REPUBLIKA.CO.ID, JAKARTA – Pernyataan Presiden Joko Widodo (Jokowi) yang menegaskan bahwa presiden bisa berpihak ke salah satu capres tertentu menjadi polemik sepanjang Rabu (24/1/2024). Tanggapan pro dan kontra mewarnai lini masa media sosial maupun pembicaraan publik.
Presiden Jokowi dengan demikian menjadi satu satunya presiden menjabat yang menyatakan dukungan kepada capres tertentu, sepanjang sejarah politik Indonesia.
Presiden Jokowi mengatakan hal ini di Lanud Halim, Rabu pagi. Ia menegaskan seorang Presiden juga diperbolehkan melakukan kampanye saat pemilu berlangsung. Selain itu, Jokowi menyebut seorang Presiden juga boleh memihak pasangan calon tertentu.
"Yang penting, presiden itu boleh loh kampanye. Presiden itu boleh loh memihak. Boleh," kata Jokowi di Pangkalan TNI AU Halim Perdanakusuma, Jakarta, Selasa (24/1/2024).
Ini dimungkinkan, karena selain merupakan pejabat publik, kata dia, presiden juga merupakan pejabat politik. Kendati demikian, Jokowi menegaskan dalam berkampanye, Presiden tidak boleh menggunakan fasilitas negara.
Selain itu, aturan Komisi Pemilihan Umum (KPU) memang memungkinkan untuk membuat presiden, menteri, dan kepala daerah untuk memilih. Namun tidak untuk penegak hukum mulai dari Mahkamah Agung, Komisi Pemberantasan Korupsi, Kejaksaan Agung, aparatur sipil negara (ASN) dan TNI/Polri. Ini karena presiden, menteri, kepala daerah adalah pejabat publik dan politik.
Mengapa baru Presiden Jokowi dalam sejarah Indonesia yang menjadi presiden menjabat yang menyatakan mendukung capres? Mengapa tidak ada pernyataan serupa saat Presiden Megawati Soekarnoputri menjabat atau Presiden Susilo Bambang Yudhoyono?
Ini karena dinamika politik saat Presiden Megawati dan Presiden SBY. Megawati menjadi presiden setelah krisis politik menimpa Presiden Gus Dur dan ia diturunkan. Ketika itu, Mega adalah wakil dari Gus Dur. Megawati baru ikut pemilihan langsung presiden pada 2004 menggandeng Ketum PBNU saat itu, KH Hasyim Muzadi. Namun, Mega kalah suara dari pasangan SBY-JK.

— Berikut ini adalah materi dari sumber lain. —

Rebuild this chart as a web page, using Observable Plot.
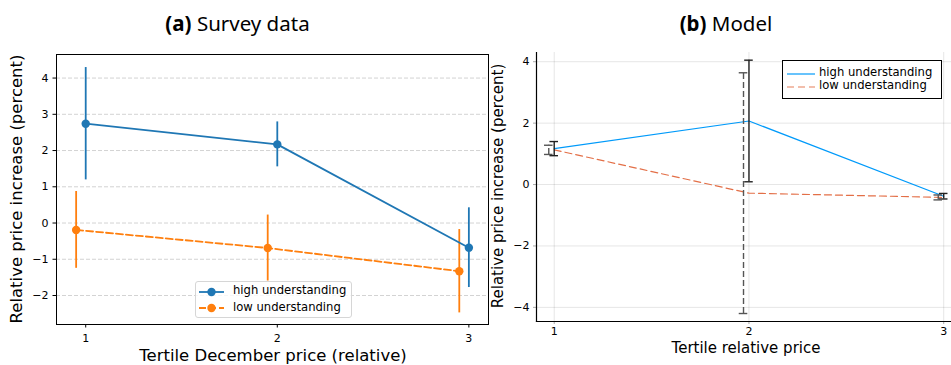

Presiden SBY sebetulnya punya peluang untuk mendukung capres selanjutnya di akhir masa jabatannya 2014. Namun, dengan pertimbangan politik Partai Demokrat saat itu, pilihan ini justru ia tidak lakukan. Pada 2014, Partai Demokrat memilih bersikap netral. Tidak mendukung pasangan Jokowi-JK, maupun Prabowo-Hatta Rajasa.